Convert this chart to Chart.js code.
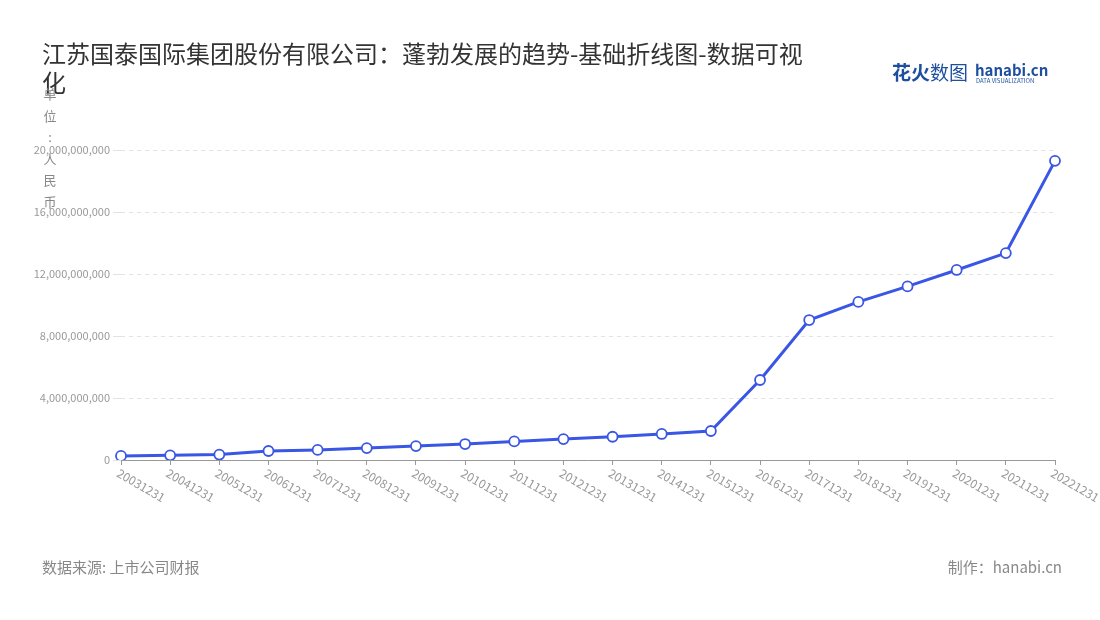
<!DOCTYPE html>
<html><head><meta charset="utf-8">
<script src="https://cdn.jsdelivr.net/npm/chart.js@4/dist/chart.umd.min.js"></script>
<style>html,body{margin:0;padding:0;background:#fff}#w{width:1100px;height:620px}</style>
</head><body><div id="w"><canvas id="c" width="1100" height="620"></canvas></div>
<script>
const categories=["20031231","20041231","20051231","20061231","20071231","20081231","20091231","20101231","20111231","20121231","20131231","20141231","20151231","20161231","20171231","20181231","20191231","20201231","20211231","20221231"];
const revenue=[0.26e9,0.3e9,0.35e9,0.58e9,0.65e9,0.77e9,0.9e9,1.03e9,1.2e9,1.35e9,1.5e9,1.68e9,1.87e9,5.16e9,9.03e9,10.2e9,11.2e9,12.26e9,13.35e9,19.3e9];
const titleLines=["江苏国泰国际集团股份有限公司：蓬勃发展的趋势-基础折线图-数据可视","化"];
const yUnit="单位：人民币".split("");
const F='"Noto Sans CJK SC","Noto Sans",sans-serif';
const deco={id:'deco',afterDraw(ch){const c=ch.ctx;c.save();
const xs=ch.scales.x,yb=ch.scales.y.bottom;
c.fillStyle='#999';c.font='12px '+F;c.textAlign='left';c.textBaseline='middle';
categories.forEach((t,i)=>{c.save();c.translate(xs.getPixelForTick(i)-3,yb+12);c.rotate(Math.PI/6);c.fillText(t,0,0);c.restore();});
c.textBaseline='alphabetic';
c.fillStyle='#333';c.font='24px '+F;
titleLines.forEach((t,i)=>c.fillText(t,42,63+i*29));
c.fillStyle='#888';c.font='13px '+F;c.textAlign='center';
yUnit.forEach((t,i)=>c.fillText(t==='：'?':':t,50,99+i*21.5));
c.textAlign='left';c.font='15px '+F;c.fillStyle='#888';
c.fillText('数据来源: 上市公司财报',42,573);
c.textAlign='right';c.fillText('制作：hanabi.cn',1062,573);
c.textAlign='left';c.font='bold 19px '+F;c.fillStyle='#1e4f9e';c.fillText('花火',892,80);
c.font='19px '+F;c.fillText('数图',930,80);
c.font='bold 15px '+F;c.fillText('hanabi.cn',975,76);
c.font='6px '+F;c.fillText('DATA VISUALIZATION',976,83);
c.restore();}};
new Chart(document.getElementById('c'),{type:'line',
data:{labels:categories,datasets:[{data:revenue,borderColor:'#3a56e4',borderWidth:3,backgroundColor:'#fff',pointBorderColor:'#3a56e4',pointBackgroundColor:'#fff',pointRadius:5,pointBorderWidth:1.8,tension:0}]},
options:{responsive:false,animation:false,layout:{padding:{top:150,left:20,right:45,bottom:100}},
plugins:{legend:{display:false},tooltip:{enabled:false}},
scales:{x:{offset:false,grid:{display:true,drawOnChartArea:false,tickLength:5,color:'#999'},border:{color:'#999'},ticks:{display:false},
afterFit(s){s.height=60;}},
y:{min:0,max:20e9,grid:{color:'#e3e3e3',tickColor:'#e3e3e3'},border:{display:false,dash:[4,4]},
ticks:{stepSize:4e9,color:'#999',font:{size:11,family:F},callback:v=>v.toLocaleString('en-US')},afterFit(s){s.width=101;}}}},
plugins:[deco]});
</script></body></html>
☆ ☆ ☆ ☆ ☆
-- Stated goal --
Set every line down exactly as written, leaving each picture out.

-- Completed task --
Convert this chart to Chart.js code.
<!DOCTYPE html>
<html><head><meta charset="utf-8">
<script src="https://cdn.jsdelivr.net/npm/chart.js@4/dist/chart.umd.min.js"></script>
<style>html,body{margin:0;padding:0;background:#fff}#w{width:1100px;height:620px}</style>
</head><body><div id="w"><canvas id="c" width="1100" height="620"></canvas></div>
<script>
const categories=["20031231","20041231","20051231","20061231","20071231","20081231","20091231","20101231","20111231","20121231","20131231","20141231","20151231","20161231","20171231","20181231","20191231","20201231","20211231","20221231"];
const revenue=[0.26e9,0.3e9,0.35e9,0.58e9,0.65e9,0.77e9,0.9e9,1.03e9,1.2e9,1.35e9,1.5e9,1.68e9,1.87e9,5.16e9,9.03e9,10.2e9,11.2e9,12.26e9,13.35e9,19.3e9];
const titleLines=["江苏国泰国际集团股份有限公司：蓬勃发展的趋势-基础折线图-数据可视","化"];
const yUnit="单位：人民币".split("");
const F='"Noto Sans CJK SC","Noto Sans",sans-serif';
const deco={id:'deco',afterDraw(ch){const c=ch.ctx;c.save();
const xs=ch.scales.x,yb=ch.scales.y.bottom;
c.fillStyle='#999';c.font='12px '+F;c.textAlign='left';c.textBaseline='middle';
categories.forEach((t,i)=>{c.save();c.translate(xs.getPixelForTick(i)-3,yb+12);c.rotate(Math.PI/6);c.fillText(t,0,0);c.restore();});
c.textBaseline='alphabetic';
c.fillStyle='#333';c.font='24px '+F;
titleLines.forEach((t,i)=>c.fillText(t,42,63+i*29));
c.fillStyle='#888';c.font='13px '+F;c.textAlign='center';
yUnit.forEach((t,i)=>c.fillText(t==='：'?':':t,50,99+i*21.5));
c.textAlign='left';c.font='15px '+F;c.fillStyle='#888';
c.fillText('数据来源: 上市公司财报',42,573);
c.textAlign='right';c.fillText('制作：hanabi.cn',1062,573);
c.textAlign='left';c.font='bold 19px '+F;c.fillStyle='#1e4f9e';c.fillText('花火',892,80);
c.font='19px '+F;c.fillText('数图',930,80);
c.font='bold 15px '+F;c.fillText('hanabi.cn',975,76);
c.font='6px '+F;c.fillText('DATA VISUALIZATION',976,83);
c.restore();}};
new Chart(document.getElementById('c'),{type:'line',
data:{labels:categories,datasets:[{data:revenue,borderColor:'#3a56e4',borderWidth:3,backgroundColor:'#fff',pointBorderColor:'#3a56e4',pointBackgroundColor:'#fff',pointRadius:5,pointBorderWidth:1.8,tension:0}]},
options:{responsive:false,animation:false,layout:{padding:{top:150,left:20,right:45,bottom:100}},
plugins:{legend:{display:false},tooltip:{enabled:false}},
scales:{x:{offset:false,grid:{display:true,drawOnChartArea:false,tickLength:5,color:'#999'},border:{color:'#999'},ticks:{display:false},
afterFit(s){s.height=60;}},
y:{min:0,max:20e9,grid:{color:'#e3e3e3',tickColor:'#e3e3e3'},border:{display:false,dash:[4,4]},
ticks:{stepSize:4e9,color:'#999',font:{size:11,family:F},callback:v=>v.toLocaleString('en-US')},afterFit(s){s.width=101;}}}},
plugins:[deco]});
</script></body></html>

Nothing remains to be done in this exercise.